» RECORDED INFORMATION
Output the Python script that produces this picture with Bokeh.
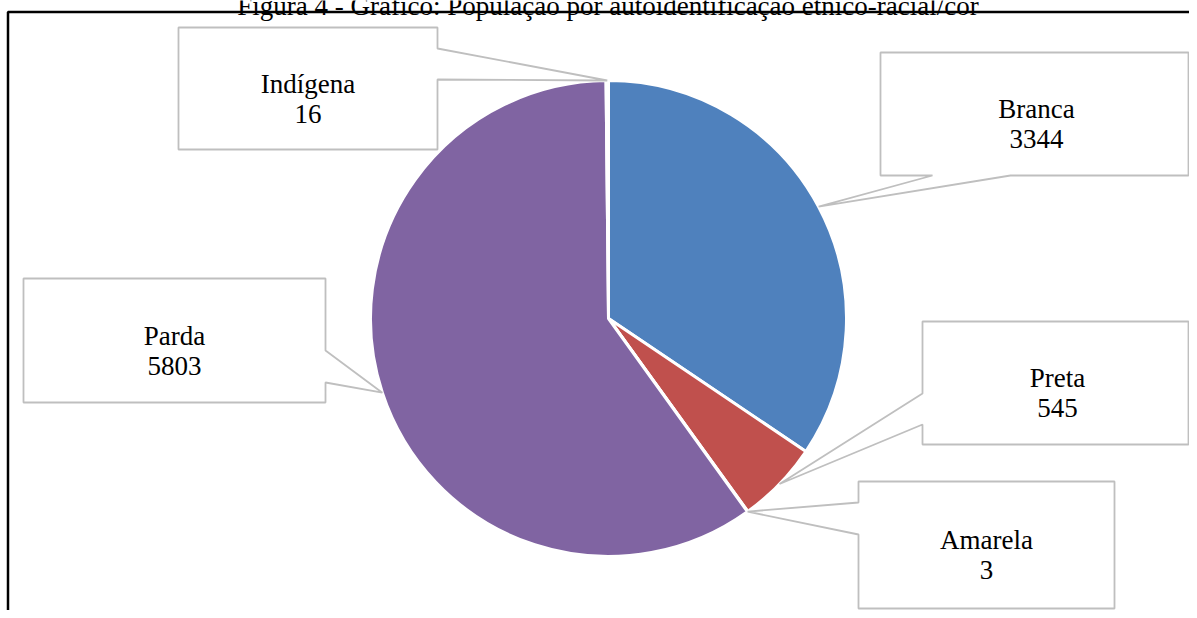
import numpy as np
from bokeh.plotting import figure
from bokeh.models import Range1d, ColumnDataSource
from bokeh.embed import file_html
from bokeh.resources import INLINE
from bokeh.core.properties import value

# ---- data ----
categories = ["Branca", "Preta", "Amarela", "Parda", "Indígena"]
counts = [3344, 545, 3, 5803, 16]
colors = ["#4F81BD", "#C0504D", "#9BBB59", "#8064A2", "#4BACC6"]
title_text = "Figura 4 - Gráfico: População por autoidentificação étnico-racial/cor"

# ---- layout (picture pixels, y downwards) ----
W, H = 1189, 610
CX, CY, R = 608, 318, 238
box_left = [880, 922, 858, 23, 178]
box_top = [52, 321, 481, 278, 27]
box_right = [1188, 1188, 1114, 325, 437]
box_bottom = [175, 444, 608, 402, 149]
label_cx = [1036, 1057, 986, 174, 307.5]
box_side = ["bottom", "left", "left", "right", "right"]
notch1 = [932, 393, 502, 350, 48]
notch2 = [1010, 424, 534, 382, 79]

FONT = "Liberation Serif"
FS = "27px"


def fy(y):
    return H - y


vals = np.array(counts, dtype=float)
frac = vals / vals.sum()
cum_end = np.cumsum(frac)
cum_start = cum_end - frac
start_ang = np.pi / 2 - 2 * np.pi * cum_end
end_ang = np.pi / 2 - 2 * np.pi * cum_start
mid_ang = (start_ang + end_ang) / 2

p = figure(width=W, height=H, x_range=Range1d(0, W), y_range=Range1d(0, H),
           toolbar_location=None, output_backend="svg", min_border=0)
p.axis.visible = False
p.grid.visible = False
p.outline_line_color = None
p.background_fill_color = "white"
p.border_fill_color = "white"

# pie
src = ColumnDataSource(dict(cat=categories, start=start_ang, end=end_ang, color=colors))
p.wedge(x=CX, y=fy(CY), radius=R, start_angle="start", end_angle="end",
        direction="anticlock", fill_color="color", line_color="white",
        line_width=3, source=src)

# callouts
xs, ys = [], []
for i in range(len(categories)):
    l, t, r, b = box_left[i], box_top[i], box_right[i], box_bottom[i]
    tx = CX + R * np.cos(mid_ang[i])
    ty = CY - R * np.sin(mid_ang[i])
    n1, n2 = notch1[i], notch2[i]
    side = box_side[i]
    if side == "right":
        pts = [(l, t), (r, t), (r, n1), (tx, ty), (r, n2), (r, b), (l, b)]
    elif side == "bottom":
        pts = [(l, t), (r, t), (r, b), (n2, b), (tx, ty), (n1, b), (l, b)]
    else:
        pts = [(l, t), (r, t), (r, b), (l, b), (l, n2), (tx, ty), (l, n1)]
    xs.append([q[0] for q in pts])
    ys.append([fy(q[1]) for q in pts])
p.patches(xs, ys, fill_color="white", line_color="#BFBFBF", line_width=1.8)

cys = [(box_top[i] + box_bottom[i]) / 2 for i in range(len(categories))]
p.text(x=label_cx, y=[fy(c - 5) for c in cys], text=categories,
       text_align="center", text_baseline="alphabetic",
       text_font=value(FONT), text_font_size=FS, text_color="black")
p.text(x=label_cx, y=[fy(c + 25) for c in cys], text=[str(v) for v in counts],
       text_align="center", text_baseline="alphabetic",
       text_font=value(FONT), text_font_size=FS, text_color="black")

# frame and (cropped) title
p.line(x=[7.5, 7.5, W + 20], y=[fy(H + 20), fy(11.5), fy(11.5)],
       line_color="black", line_width=2.5)
p.text(x=[607.5], y=[fy(5)], text=[title_text], text_align="center",
       text_baseline="alphabetic", text_font=value(FONT), text_font_size=FS,
       text_color="black")

open("out.html", "w").write(file_html(p, INLINE))
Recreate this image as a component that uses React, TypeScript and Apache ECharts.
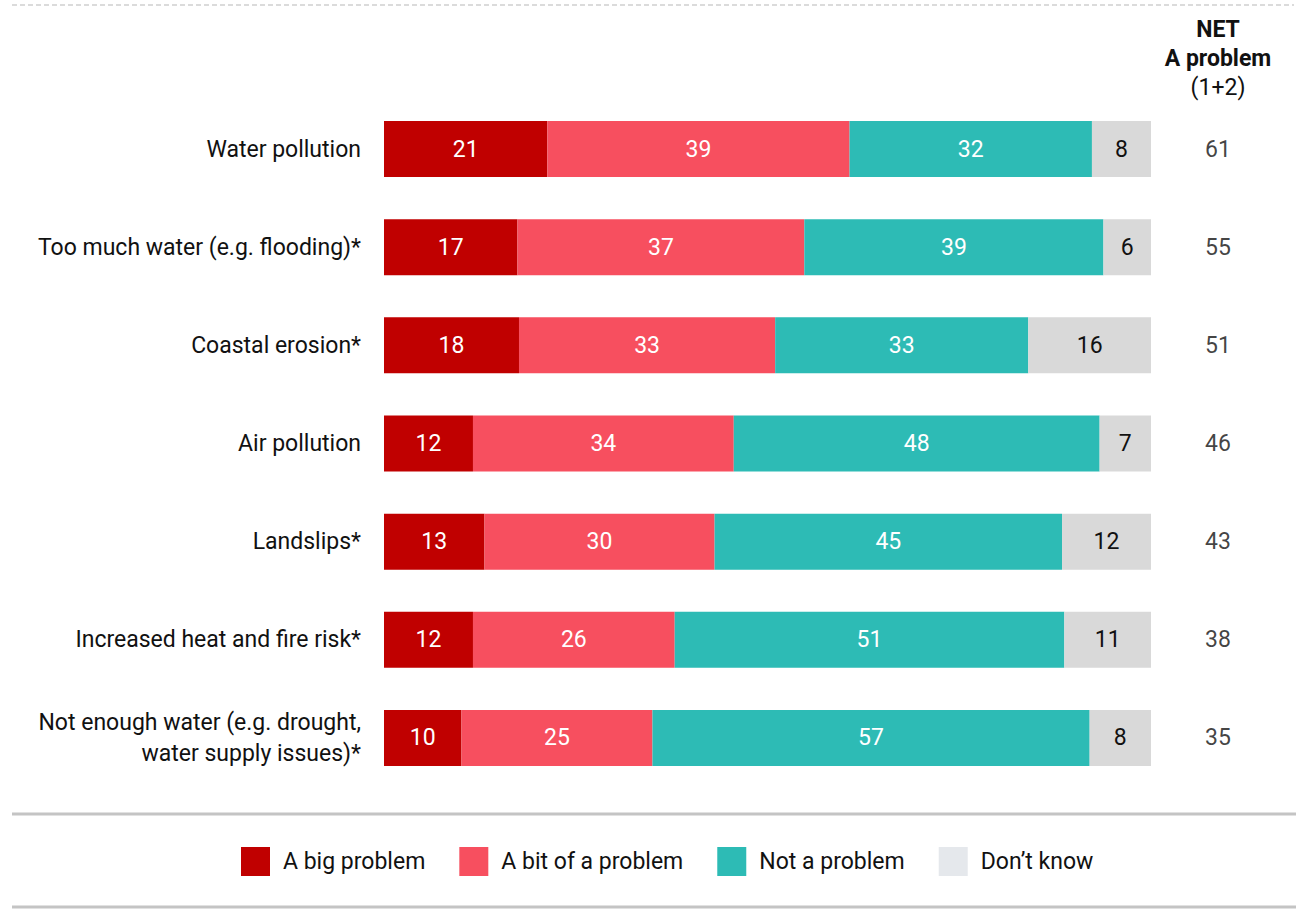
import React, { useEffect, useRef } from "react";
import * as echarts from "echarts";

const categories = [
  "Water pollution",
  "Too much water (e.g. flooding)*",
  "Coastal erosion*",
  "Air pollution",
  "Landslips*",
  "Increased heat and fire risk*",
  "Not enough water (e.g. drought,\nwater supply issues)*",
];
const seriesNames = ["A big problem", "A bit of a problem", "Not a problem", "Don\u2019t know"];
const bigProblem = [21.3, 17.4, 17.6, 11.6, 13.1, 11.6, 10.1];
const bitProblem = [39.4, 37.4, 33.4, 34.0, 30.0, 26.3, 24.9];
const notProblem = [31.6, 39.0, 33.0, 47.7, 45.3, 50.8, 57.0];
const dontKnow = [7.7, 6.2, 16.0, 6.7, 11.6, 11.3, 8.0];
const netProblem = [61, 55, 51, 46, 43, 38, 35];
const netHeader = ["NET", "A problem", "(1+2)"];

const barColors = ["#C00000", "#F74F5F", "#2DBBB5", "#D9D9D9"];
const legendColors = ["#C00000", "#F74F5F", "#2DBBB5", "#E5E8EC"];
const labelColors = ["#FFFFFF", "#FFFFFF", "#FFFFFF", "#111111"];
const FONT = "Roboto";

export default function App() {
  const ref = useRef<HTMLDivElement>(null);
  useEffect(() => {
    document.body.style.margin = "0";
    const chart = echarts.init(ref.current!, null, { renderer: "svg" });
    const values = [bigProblem, bitProblem, notProblem, dontKnow];
    const option: any = {
      animation: false,
      backgroundColor: "#FFFFFF",
      textStyle: { fontFamily: FONT },
      grid: [
        { left: 384, width: 767, top: 100, height: 687 },
        { left: 1185, width: 66, top: 100, height: 687 },
      ],
      xAxis: [
        { type: "value", min: 0, max: 100, show: false, gridIndex: 0 },
        { type: "value", min: 0, max: 1, show: false, gridIndex: 1 },
      ],
      yAxis: [
        {
          type: "category",
          data: categories,
          inverse: true,
          gridIndex: 0,
          axisLine: { show: false },
          axisTick: { show: false },
          axisLabel: {
            margin: 23,
            fontSize: 23,
            color: "#111111",
            fontFamily: FONT,
            lineHeight: 31,
            align: "right",
          },
        },
        {
          type: "category",
          data: categories,
          inverse: true,
          gridIndex: 1,
          show: false,
        },
      ],
      legend: {
        top: 847,
        left: 241,
        padding: 0,
        itemWidth: 29,
        itemHeight: 29,
        itemGap: 34,
        icon: "rect",
        selectedMode: false,
        textStyle: { fontSize: 23, color: "#111111", fontFamily: FONT, padding: [0, 0, 0, 8] },
        data: seriesNames.map((n, i) => ({ name: n, itemStyle: { color: legendColors[i] } })),
      },
      series: [
        ...seriesNames.map((name, i) => ({
          name,
          type: "bar",
          stack: "total",
          xAxisIndex: 0,
          yAxisIndex: 0,
          barWidth: 56,
          data: values[i],
          itemStyle: { color: barColors[i] },
          label: {
            show: true,
            position: "inside",
            fontSize: 23,
            fontFamily: FONT,
            color: labelColors[i],
            formatter: (p: any) => String(Math.round(p.value)),
          },
          emphasis: { disabled: true },
        })),
        {
          name: "NET",
          type: "scatter",
          xAxisIndex: 1,
          yAxisIndex: 1,
          symbolSize: 1,
          itemStyle: { color: "rgba(0,0,0,0)" },
          data: netProblem.map((v, i) => [0.5, i, v]),
          label: {
            show: true,
            position: "inside",
            fontSize: 23,
            fontFamily: FONT,
            color: "#111111",
            formatter: (p: any) => String(p.value[2]),
          },
          silent: true,
        },
      ],
      graphic: [
        {
          type: "line",
          shape: { x1: 12, y1: 5, x2: 1294, y2: 5 },
          style: { stroke: "#CFCFCF", lineWidth: 1.5, lineDash: [5, 3] },
        },
        {
          type: "line",
          shape: { x1: 12, y1: 814, x2: 1296, y2: 814 },
          style: { stroke: "#C4C4C4", lineWidth: 3 },
        },
        {
          type: "line",
          shape: { x1: 12, y1: 907, x2: 1296, y2: 907 },
          style: { stroke: "#C4C4C4", lineWidth: 3 },
        },
        ...netHeader.map((t, i) => ({
          type: "text",
          x: 1218,
          y: 29 + i * 29,
          style: {
            text: t,
            align: "center",
            verticalAlign: "middle",
            fontSize: 23,
            fontFamily: FONT,
            fontWeight: i < 2 ? "bold" : "normal",
            fill: "#111111",
          },
        })),
      ],
    };
    chart.setOption(option);
    return () => chart.dispose();
  }, []);
  return <div ref={ref} style={{ width: 1314, height: 909 }} />;
}
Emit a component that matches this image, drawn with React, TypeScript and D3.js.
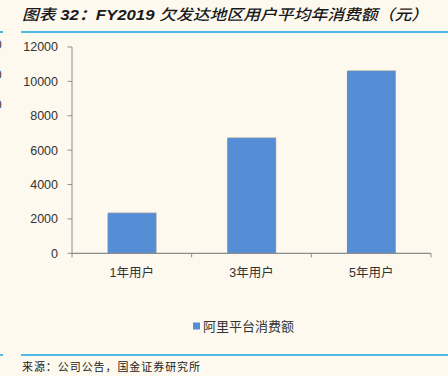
import React from "react";
import * as d3 from "d3";

const categories = ["1年用户", "3年用户", "5年用户"];
const values = [2330, 6700, 10600];
const yTicks = [0, 2000, 4000, 6000, 8000, 10000, 12000];
const seriesName = "阿里平台消费额";
const titleParts = ["图表 ", "32：FY2019 ", "欠发达地区用户平均年消费额（元）"];
const source = "来源：公司公告，国金证券研究所";

const W = 448;
const H = 376;
const BG = "#FDF9EF";
const BAR = "#558ED5";
const AXIS = "#8C8C8C";
const LINE = "#1AA2E0";

export default function App() {
  const x = d3
    .scaleBand<string>()
    .domain(categories)
    .range([72, 431])
    .paddingInner(0.595)
    .paddingOuter(0.2975);
  const y = d3.scaleLinear().domain([0, 12000]).range([253.3, 47]);
  const step = x.step();
  const x0 = 72;
  const sans = "'Liberation Sans', 'DejaVu Sans', Arial, 'Noto Sans CJK SC', sans-serif";
  const cjk = "'Noto Sans CJK SC', sans-serif";

  return (
    <svg
      width={W}
      height={H}
      viewBox={`0 0 ${W} ${H}`}
      style={{ position: "fixed", left: 0, top: 0, background: BG }}
    >
      <rect x={0} y={0} width={W} height={H} fill={BG} />
      {/* header */}
      <text
        x={22}
        y={20}
        fontFamily={`'Liberation Sans', Arial, 'Noto Sans CJK SC', sans-serif`}
        fontSize={15}
        fontStyle="italic"
        fill="#1a1a1a"
        textLength={406}
        lengthAdjust="spacingAndGlyphs"
      >
        <tspan fontWeight={500}>{titleParts[0]}</tspan>
        <tspan fontWeight="bold">{titleParts[1]}</tspan>
        <tspan fontWeight={500}>{titleParts[2]}</tspan>
      </text>
      <line x1={21} x2={448} y1={32} y2={32} stroke={LINE} strokeWidth={1.6} />
      <line x1={0} x2={3} y1={32} y2={32} stroke={LINE} strokeWidth={1.6} />
      {/* clipped remnants on left edge (cut off in the reference too) */}
      {[49, 79, 109].map((yy, i) => (
        <text key={i} x={-5} y={yy} fontFamily={sans} fontSize={12} fill="#333">
          0
        </text>
      ))}

      {/* bars with slight shadow */}
      {categories.map((c, i) => (
        <g key={c}>
          <rect
            x={(x(c) as number) + 0.5}
            y={y(values[i]) - 0.8}
            width={x.bandwidth()}
            height={y(0) - y(values[i]) + 0.8}
            fill="#B0B0B0"
          />
          <rect
            x={x(c) as number}
            y={y(values[i])}
            width={x.bandwidth()}
            height={y(0) - y(values[i])}
            fill={BAR}
          />
        </g>
      ))}

      {/* y axis */}
      <line x1={72} x2={72} y1={y(12000)} y2={y(0)} stroke={AXIS} strokeWidth={1} />
      {yTicks.map((t) => (
        <g key={t}>
          <line x1={67.5} x2={72} y1={y(t)} y2={y(t)} stroke={AXIS} strokeWidth={1} />
          <text
            x={58}
            y={y(t)}
            dy="0.35em"
            textAnchor="end"
            fontFamily={sans}
            fontSize={12.5}
            fill="#333"
          >
            {t}
          </text>
        </g>
      ))}

      {/* x axis */}
      <line x1={72} x2={431} y1={y(0)} y2={y(0)} stroke={AXIS} strokeWidth={1.2} />
      {d3.range(categories.length + 1).map((i) => (
        <line
          key={i}
          x1={x0 + i * step}
          x2={x0 + i * step}
          y1={y(0)}
          y2={y(0) + 4}
          stroke={AXIS}
          strokeWidth={1}
        />
      ))}
      {categories.map((c) => (
        <text
          key={c}
          x={(x(c) as number) + x.bandwidth() / 2}
          y={277}
          textAnchor="middle"
          fontFamily={sans}
          fontSize={12.5}
          fill="#333"
        >
          {c}
        </text>
      ))}

      {/* legend */}
      <rect x={193} y={322.5} width={7} height={7} fill={BAR} />
      <text x={203} y={331} fontFamily={cjk} fontSize={13} fill="#333">
        {seriesName}
      </text>

      {/* footer */}
      <line x1={21} x2={448} y1={355} y2={355} stroke={LINE} strokeWidth={1.4} />
      <line x1={0} x2={3} y1={355} y2={355} stroke={LINE} strokeWidth={1.4} />
      <text
        x={22}
        y={371}
        fontFamily={cjk}
        fontSize={11}
        fill="#222"
        textLength={178}
        lengthAdjust="spacing"
      >
        {source}
      </text>
    </svg>
  );
}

» SHORT PROBLEM
Write out again, exactly, the lines from the start of the listing up to the line containing "from bokeh.core.properties import value", with both ends and without pictures.

» OUTPUT FOR THIS EXERCISE
Output the Python script that produces this picture with Bokeh.
import numpy as np
from bokeh.plotting import figure
from bokeh.models import Range1d, ColumnDataSource
from bokeh.embed import file_html
from bokeh.resources import INLINE
from bokeh.core.properties import value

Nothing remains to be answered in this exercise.